Keberhasilan Pilkada serentak 2018 ini, lanjut pria yang juga pengamat politik islam ini, menjadi bukti bahwa bangsa Indonesia mampu menjalani proses demokrasi yang sehat, kompetetif, dan nantinya akan memuaskan. Namun demikian, ini juga tidak menjamin pesta-pesta demokrasi berikutnya bebas dari masalah. Kampanye hitam, hoax, hate speech (ujaran kebencian), radikalisme dan terorisme, menjadi hal yang harus cegah di setiap proses demokrasi.
Ia mengakui, pelaksanaan Pilkada maupun Pilpres sangat resisten dengan masalah sosial dan politik. Pertama persoalan terorisme, bahwa demokrasi menjadi pilihan rakyat Indonesia. Dengan segala plus dan minusnya, demokrasi menjadi sistem atau mekanisme dimana rakyat menyalurkan suara dan kepentingannya, mempercaya politisi untuk memperjuangkan kepentingannya. Tapi biasanya demokrasi itu ditentang kelompok radikal.
Sebenarnya, lanjut Sri Yunanto, dalam analoginya, demokrasi itu sama dengan sepakbola. Kadang menang, kadang kalah, dan itu menjadi hal yang wajar. Jadi siapa pun yang masuk kontestasi demokrasi, apakah itu politisi atau masyarakat umum, harus siap menang dan siap kalah, dan harus ikhlas.
“Sebagaimana Piala Dunia, ada yang lolos ada yang pulang lebih dulu. Itu harus diterima. Jadi demokrasi itu tidak hanya berhenti di Pemilu, maka nanti para pendukung calon kepala daerah yang kalah, harus bisa menggeser pemikirannya, bukan lagi siapa yang kita dukung, tapi agenda apa yang yang kita perjuangkan,” terang Sri Yunanto.
Yunanto menilai, sukses Pilkada serentak ini menjadi bukti demokrasi di Indonesia sudah berada di relnya. Ini juga membuktikan bahwa bangsa Indonesia sangat adaptif mengikuti realitas dan perkembangan zaman. Hal itu dilihat dari sistem Pemilu mulai dari zaman setelah Kemerdekaan, orde baru, dan sekarang. Saat orde baru rakyat tidak bisa memilih pemimpin secara langsung, anggota legislatif juga diangkat. Sejak reformasi sistem itu diubah, dan mulai 2004, digelar Pemilu langsung, bahkan 2018 ini dilakukan Pilkada serentak.

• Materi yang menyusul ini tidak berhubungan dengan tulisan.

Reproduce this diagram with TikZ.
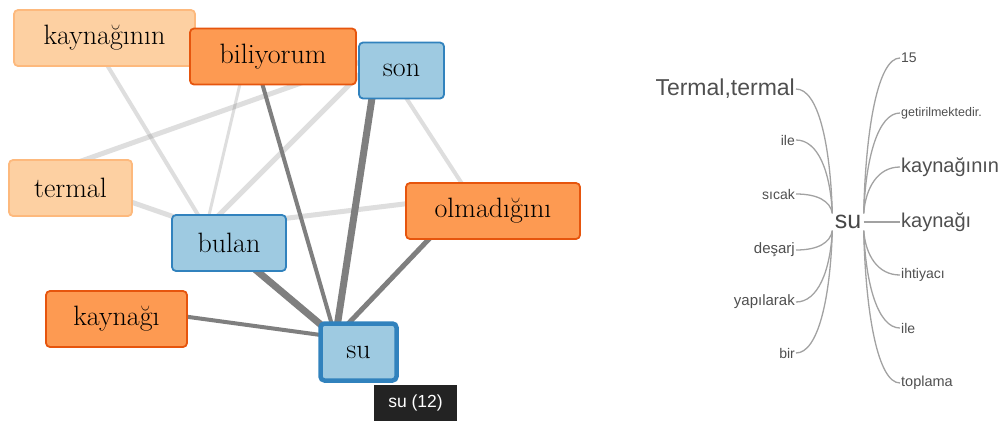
\documentclass[tikz,border=0pt]{standalone}
\usepackage{fontspec}
\setsansfont{Liberation Sans}
\usetikzlibrary{backgrounds}
\definecolor{palefill}{HTML}{FDD0A2}
\definecolor{paleline}{HTML}{FDB97D}
\definecolor{warmfill}{HTML}{FD9A52}
\definecolor{warmline}{HTML}{E6550D}
\definecolor{coolfill}{HTML}{9ECAE1}
\definecolor{coolline}{HTML}{3182BD}
\definecolor{linkgray}{HTML}{7F7F7F}
\definecolor{treegray}{HTML}{A2A2A2}
\definecolor{wordgray}{HTML}{4F4F4F}
\definecolor{tipfill}{HTML}{232323}

\begin{document}
\begin{tikzpicture}[
	x=1pt, y=-1pt,
	word/.style={rectangle, rounded corners=4pt, line width=1.8pt, inner sep=0pt,
		minimum height=56pt, font=\fontsize{28}{30}\selectfont},
	pale/.style={word, fill=palefill, draw=paleline},
	warm/.style={word, fill=warmfill, draw=warmline},
	cool/.style={word, fill=coolfill, draw=coolline},
	weak/.style={draw=linkgray, draw opacity=0.26, line width=#1},
	strong/.style={draw=linkgray, line width=#1},
	hub/.style={shift={(-23,-15)}},
	leaf/.style={inner sep=1pt, text=wordgray, font=\sffamily\fontsize{#1}{#1}\selectfont},
	leaf/.default=14,
	branch/.style={draw=treegray, line width=1.3pt},
]
\useasboundingbox (0,0) rectangle (1004,421);
% \link{style}{node}{node}: links meet a little up and left of the centre.
\def\link#1#2#3{
	\draw[#1] ([hub]#2.center) -- ([hub]#3.center);
}
% Input 1: height of the word, input 2: pull at su, input 3: north or south.
\def\leftleaf#1#2#3[#4](#5)#6{
	\node[leaf, anchor=east, #4] at (796,#1) (#5) {#6};
	\draw[branch] (#5.east) .. controls +(22,0) and +(-2,#2) .. (root.#3 west);
}
\def\rightleaf#1#2#3[#4](#5)#6{
	\node[leaf, anchor=west, #4] at (900,#1) (#5) {#6};
	\draw[branch] (root.#3 east) .. controls +(2,#2) and +(-22,0) .. (#5.west);
}
	% word graph
	\node[pale, minimum width=181pt] (kaynaginin) at (104.5,38) {kaynağının};
	\node[warm, minimum width=166pt] (biliyorum) at (273,56.5) {biliyorum};
	\node[cool, minimum width=85pt] (son) at (401.5,70.5) {son};
	\node[pale, minimum width=123pt] (termal) at (70.5,188) {termal};
	\node[warm, minimum width=174pt] (olmadigini) at (493,211) {olmadığını};
	\node[cool, minimum width=114pt] (bulan) at (229,243) {bulan};
	\node[warm, minimum width=141pt] (kaynagi) at (116.5,319) {kaynağı};
	\node[cool, line width=4.5pt, minimum width=76pt, minimum height=57pt] (su) at (358.5,352) {su};
	\node[fill=tipfill, text=white, inner sep=0pt, minimum width=83pt, minimum height=36pt,
		font=\sffamily\fontsize{17.5}{17.5}\selectfont] (tip) at (415.5,403) {su (12)};
	\begin{scope}[on background layer]
	\link{weak=4pt}{kaynaginin}{bulan}
	\link{weak=3pt}{biliyorum}{bulan}
	\link{weak=5pt}{termal}{son}
	\link{weak=5pt}{son}{bulan}
	\link{weak=4pt}{son}{olmadigini}
	\link{weak=5pt}{termal}{bulan}
	\link{weak=5pt}{bulan}{olmadigini}
	\link{strong=4pt}{biliyorum}{su}
	\link{strong=7pt}{son}{su}
	\link{strong=7pt}{bulan}{su}
	\link{strong=5pt}{olmadigini}{su}
	\link{strong=4pt}{kaynagi}{su}
	\end{scope}

	% word tree
	\node[leaf=25, inner sep=0pt, minimum width=31pt, minimum height=17pt, text=black!72] (root) at (848,222) {su};
	\leftleaf{89}{-70}{north}[leaf=23](termalL){Termal,termal}
	\leftleaf{140}{-42}{north}[leaf=14](ileL){ile}
	\leftleaf{194}{-12}{north}[leaf=14](sicakL){sıcak}
	\leftleaf{250}{12}{south}[leaf=15](desarjL){deşarj}
	\leftleaf{302}{40}{south}[leaf=15](yapilarakL){yapılarak}
	\leftleaf{353}{68}{south}[leaf=14](birL){bir}
	\rightleaf{58}{-85}{north}[leaf=14](onbesR){15}
	\rightleaf{113}{-55}{north}[leaf=12.5](getirilmektedirR){getirilmektedir.}
	\rightleaf{167}{-26}{north}[leaf=20](kayninR){kaynağının}
	\node[leaf=20, anchor=west] at (900,222) (kaynagiR) {kaynağı};
	\draw[branch] (root) -- (kaynagiR);
	\rightleaf{275}{25}{south}[leaf=14](ihtiyaciR){ihtiyacı}
	\rightleaf{328}{54}{south}[leaf=14](ileR){ile}
	\rightleaf{383}{84}{south}[leaf=14.5](toplamaR){toplama}
\end{tikzpicture}
\end{document}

Menurut Yunanto, demokrasi, kebebasan memilih informasi, media, telah mendidik bangsa Indonesia menjadi cerdas dan jauh dari apa yang diperkirakan orang. Memang demokrasi yang telah dijalankan belum sempurna, tapi ini sudah sangat bagus. Ia pun mengakui masih ada kelompok yang ingin memprioritaskan golongannya diatas kepentingan bangsa. Juga masih ada yang ‘menyerang’ demokrasi dengan mengatakan bahwa demokrasi tidak sesuai ajaran agama.
“Memang demokrasi tidak selevel dengan agama. Demokrasi ini soal muamalah. Jadi sangat jelas, konsep demokrasi dan agama itu tidak sama,” tegas Sri Yunanto.